Après le Rwanda, l’écrivain se met à écrire toujours plus en wolof, la principale langue au Sénégal, plutôt qu’en français. Il monte une maison d’édition en wolof. Un journal en ligne en wolof.
Il y constate que la France, évincée ces dernières années du Mali, du Burkina Faso, du Niger ou de Centrafrique, « ne pèse plus tellement lourd en Afrique », même si elle l’accepte mal, selon lui.
« La Françafrique, c’est ce phénomène politique dont chaque nouveau locataire de l’Elysée dit que c’est fini. Et puis ça continue », ironise-t-il, ajoutant que les Africains auraient « tort de chanter victoire ».

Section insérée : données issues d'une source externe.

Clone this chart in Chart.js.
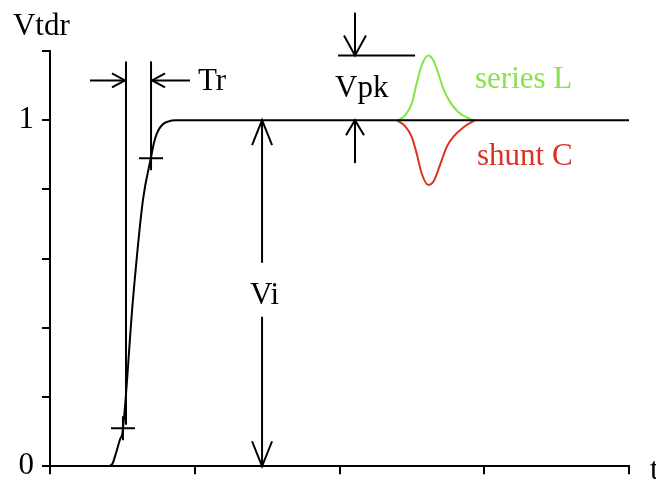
<!DOCTYPE html>
<html>
<head>
<meta charset="utf-8">
<script src="https://cdn.jsdelivr.net/npm/chart.js@4.4.1/dist/chart.umd.min.js"></script>
<style>
  html, body { margin: 0; padding: 0; background: #fff; }
  #wrap { width: 656px; height: 482px; }
</style>
</head>
<body>
<div id="wrap"><canvas id="tdr" width="656" height="482"></canvas></div>
<script>
// step response (t in axis units, V normalised)
const stepT = [0, 0.40, 0.43, 0.45, 0.484, 0.501, 0.573, 0.642, 0.698, 0.718, 0.739, 0.774, 0.815, 0.87, 4];
const stepV = [0, 0, 0.006, 0.03, 0.078, 0.098, 0.481, 0.769, 0.893, 0.934, 0.963, 0.986, 0.996, 1, 1];

// reflection bump for a series L
const seriesLT = [2.406, 2.453, 2.499, 2.533, 2.568, 2.613, 2.648, 2.683, 2.717, 2.763, 2.820, 2.879, 2.924];
const seriesLV = [1.0, 1.014, 1.048, 1.106, 1.159, 1.187, 1.173, 1.135, 1.091, 1.053, 1.024, 1.008, 1.0];

// dip for a shunt C
const shuntCT = [2.395, 2.453, 2.499, 2.533, 2.568, 2.613, 2.648, 2.694, 2.741, 2.786, 2.855, 2.936];
const shuntCV = [1.0, 0.983, 0.952, 0.904, 0.846, 0.813, 0.822, 0.870, 0.923, 0.952, 0.979, 1.0];

// 10% / 90% marks on the edge
const markT = [0.504, 0.698];
const markV = [0.11, 0.89];

const yLabels = { 0: '0', 1: '1' };

const SERIF = "'Liberation Serif', 'DejaVu Serif', serif";
const GREEN = '#86e34a';
const RED   = '#dc3222';

function pts(xs, ys) {
  return xs.map((x, i) => ({ x, y: ys[i] }));
}

function openArrow(ctx, x, y, dx, dy, len, half) {
  const n  = Math.hypot(dx, dy);
  const ux = dx / n, uy = dy / n;
  const bx = x - ux * len, by = y - uy * len;
  ctx.beginPath();
  ctx.moveTo(bx - uy * half, by + ux * half);
  ctx.lineTo(x, y);
  ctx.lineTo(bx + uy * half, by - ux * half);
  ctx.stroke();
}

function seg(ctx, x1, y1, x2, y2) {
  ctx.beginPath();
  ctx.moveTo(x1, y1);
  ctx.lineTo(x2, y2);
  ctx.stroke();
}

// dimension lines, arrows and labels, placed in data units
const notes = {
  id: 'notes',
  afterDraw(chart) {
    const ctx = chart.ctx;
    const xs = chart.scales.x, ys = chart.scales.y;
    const X = v => xs.getPixelForValue(v);
    const Y = v => ys.getPixelForValue(v);

    ctx.save();
    ctx.strokeStyle = '#000';
    ctx.lineWidth = 2;
    ctx.lineCap = 'butt';

    // Tr
    seg(ctx, X(0.525), Y(1.17), X(0.525), Y(0.12));
    seg(ctx, X(0.698), Y(1.17), X(0.698), Y(0.89));
    seg(ctx, X(0.276), Y(1.115), X(0.518), Y(1.115));
    openArrow(ctx, X(0.518), Y(1.115), 1, 0, 13, 7);
    seg(ctx, X(0.967), Y(1.115), X(0.705), Y(1.115));
    openArrow(ctx, X(0.705), Y(1.115), -1, 0, 13, 7);

    // Vi
    seg(ctx, X(1.465), Y(1), X(1.465), Y(0.588));
    seg(ctx, X(1.465), Y(0.432), X(1.465), Y(0));
    openArrow(ctx, X(1.465), Y(1), 0, -1, 25, 10);
    openArrow(ctx, X(1.465), Y(0), 0, 1, 25, 10);

    // Vpk
    seg(ctx, X(2.107), Y(1.311), X(2.107), Y(1.187));
    openArrow(ctx, X(2.107), Y(1.187), 0, 1, 20, 11);
    seg(ctx, X(1.99), Y(1.187), X(2.522), Y(1.187));
    seg(ctx, X(2.107), Y(0.876), X(2.107), Y(1.0));
    openArrow(ctx, X(2.107), Y(1.0), 0, -1, 15, 9);

    // labels
    ctx.textBaseline = 'alphabetic';
    ctx.font = '31px ' + SERIF;
    ctx.fillStyle = '#000';
    ctx.textAlign = 'left';
    ctx.fillText('Vtdr', X(-0.256), Y(1.245));
    ctx.fillText('Tr', X(1.022), Y(1.086));
    ctx.fillText('Vpk', X(1.969), Y(1.066));
    ctx.fillText('t', X(4.145), Y(-0.037));
    ctx.textAlign = 'center';
    ctx.fillText('Vi', X(1.482), Y(0.47));
    ctx.textAlign = 'left';
    ctx.fillStyle = GREEN;
    ctx.fillText('series L', X(2.936), Y(1.092));
    ctx.fillStyle = RED;
    ctx.fillText('shunt C', X(2.95), Y(0.87));
    ctx.restore();
  }
};

new Chart(document.getElementById('tdr'), {
  type: 'line',
  data: {
    datasets: [
      {
        label: 'Vtdr',
        data: pts(stepT, stepV),
        borderColor: '#000',
        borderWidth: 2,
        pointRadius: 0,
        cubicInterpolationMode: 'monotone',
        order: 1,
      },
      {
        label: 'marks',
        data: pts(markT, markV),
        showLine: false,
        pointStyle: 'cross',
        pointRadius: 12,
        borderColor: '#000',
        borderWidth: 2,
        order: 0,
      },
      {
        label: 'series L',
        data: pts(seriesLT, seriesLV),
        borderColor: GREEN,
        borderWidth: 2,
        pointRadius: 0,
        cubicInterpolationMode: 'monotone',
        order: 2,
      },
      {
        label: 'shunt C',
        data: pts(shuntCT, shuntCV),
        borderColor: RED,
        borderWidth: 2,
        pointRadius: 0,
        cubicInterpolationMode: 'monotone',
        order: 3,
      },
    ],
  },
  options: {
    responsive: false,
    animation: false,
    devicePixelRatio: 1,
    layout: { padding: { top: 51, right: 27, left: 0, bottom: 0 } },
    plugins: {
      legend: { display: false },
      tooltip: { enabled: false },
    },
    scales: {
      x: {
        type: 'linear',
        min: 0,
        max: 4,
        afterFit: s => { s.height = 15; },
        border: { display: true, color: '#000', width: 2 },
        grid: { drawOnChartArea: false, drawTicks: true, tickLength: 8, color: '#000', lineWidth: 2 },
        ticks: { stepSize: 1, callback: () => '' },
      },
      y: {
        min: 0,
        max: 1.2,
        afterFit: s => { s.width = 50; },
        border: { display: true, color: '#000', width: 2 },
        grid: { drawOnChartArea: false, drawTicks: true, tickLength: 8, color: '#000', lineWidth: 2 },
        ticks: {
          stepSize: 0.2,
          padding: 8,
          color: '#000',
          font: { family: SERIF, size: 31, lineHeight: 0.5 },
          callback: v => {
            const k = Math.round(v * 10) / 10;
            return yLabels[k] !== undefined ? yLabels[k] : '';
          },
        },
      },
    },
  },
  plugins: [notes],
});
</script>
</body>
</html>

Récemment à Paris, l’ambassadeur rwandais François Nkulikiyimfura, interrogé par l’AFP, a qualifié Boubacar Boris Diop d' »écrivain important pour l’Afrique et pour le Rwanda », qui avec « Murambi, le livre des ossements », a apporté sa « pierre à l’édifice global » de reconnaissance du génocide des Tutsi.
La prix Nobel de littérature Toni Morrison a de son côté qualifié cet ouvrage de livre « puissant, terrible et beau ». « C’est un miracle », qui confirme que « seul l’art peut essayer de redonner du sens », a-t-elle jugé.